If two colours of rice aren’t enough, how about three? For purple sticky rice, steam the white and the black rice as normal. Once ready, take equal measures of the two grains and mix them together in the coconut milk. As they cook, and mingle, the rice will turn purple.

Wednesday, 11 May 2016

Laap

One of the joys of living in Vientiane is the food. From the Lao food, low in fat and crammed with herbs, chillies, garlic and fish flavours, to the amazing food we’ve acquired from our Asian neighbours, and to the nod back to colonial times, both in terms of the bread which is available around the country and the plethora of amazing restaurants, we are truly spoilt for choice.
With an abundance of affordable fresh fruit and vegetables, and more and more shops selling products previously hard to find here, it is becoming easier to cook these dishes for ourselves, and with some basic knowledge, we can recreate Lao dishes around the world and cook our favourite western dishes here.

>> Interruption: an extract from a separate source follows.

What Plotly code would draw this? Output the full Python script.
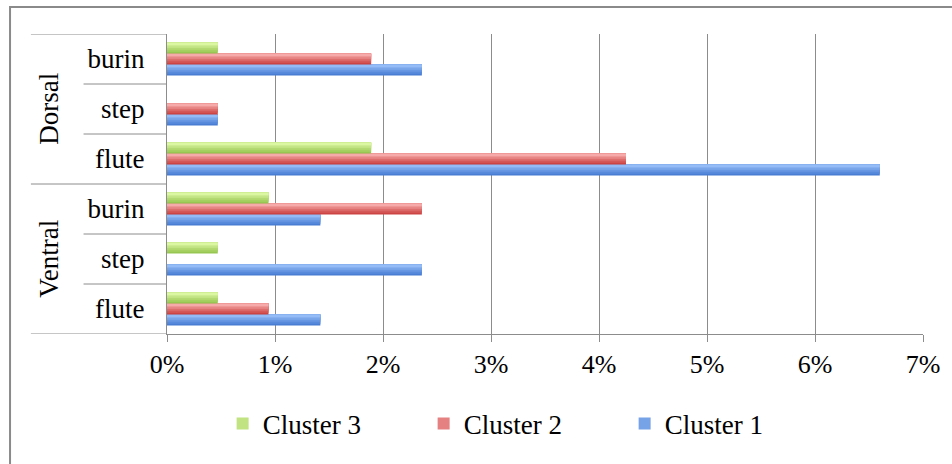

Of course the national dish of Laos is laap, a spicy chopped meat and mint dish, without which no Lao repertoire is complete. It is traditionally made with chicken, pork or fish, but one of the joys of cooking it for ourselves is to try alternatives. Tofu and mushrooms both work well for a vegetarian version. Nam pha (Thai fish sauce) is a traditional substitute for baa dek, the fermented fish ubiquitous to Lao cooking, but if this doesn’t work for you, substitute soy sauce which will give you the same saltiness without the fishiness. Add the chillies slowly, tasting as you go to get the perfect balance of spiciness for your palate. Most Lao folks will enjoy it served with far more spice than the average westerner. Of course, if you are making this in the west, it may be difficult to put your hands on a banana flower. In this case, a savoy cabbage will work fine. Laap does normally contain mono-sodium glutamate but you may skip it, if you prefer.
We made chicken laap, (laap gai) the traditional Lao way.
For this, you’ll need:
a whole chicken,
a couple of cloves of garlic,
a teaspoon of mono sodium glutamate,
some fermented fish (baa dek),
a generous handful of mint leaves, separated from the stems,
ten chillies and a spoonful of dried red chilli powder,
a small handful of coriander, attached to the stems, and chopped
a banana flower, sliced finely
ten spring onions,5 finely chopped, 5 left uncut
two large limes
a cucumber,
some baby aubergines (eggplants)

Cut open the chicken and slice the kidneys, heart and liver into strips, around 5mm wide. Remove the skin from the chicken and cut this into similar strips. Fry this. You won’t need oil as the chicken fat will provide plenty. Add the garlic and a teaspoon of MSG. Cook for around five minutes until the chicken is cooked and the garlic is soft, then take off the heat.
Put about a litre of drinking water in a bowl and add a dozen mint leaves, the juice of half a lemon (and the squeezed fruit), and the banana flower (preferably the yellow one as this has a delicious nutty flavour whilst the red one is more bitter). Leave this to soak while you prepare the rest of the laap.
Next, put a cup of baa dek (fermented fish) into a saucepan and bring to the boil. Boil for around 3 – 5 minutes to increase the flavour. (If you are using a substitute, you can miss out this step).
Squeeze the banana flower mix, chop and add to the meat, together with the juice of one more lemon
Add a heaped tablespoon of dry fried rice powder to the mix.
You can buy the rice powder at the market, but if you wish to make it, fry a handful of uncooked rice in an otherwise empty pan and stir it while it browns, taking care not to let it burn. Remove from the heat and leave to cool. Remove any burnt bits and pound to a powder with a pestle and mortar.
Strain and add a couple of spoons of the cooked baa dek, the chilli powder, five chopped up birds eye chillis, a handful of unchopped mint, the spring onions and the coriander. Stir this and serve with raw baby aubergine, peeled and sliced cucumber, the rest of the spring onions, the chilli peppers and, of course, some sticky rice.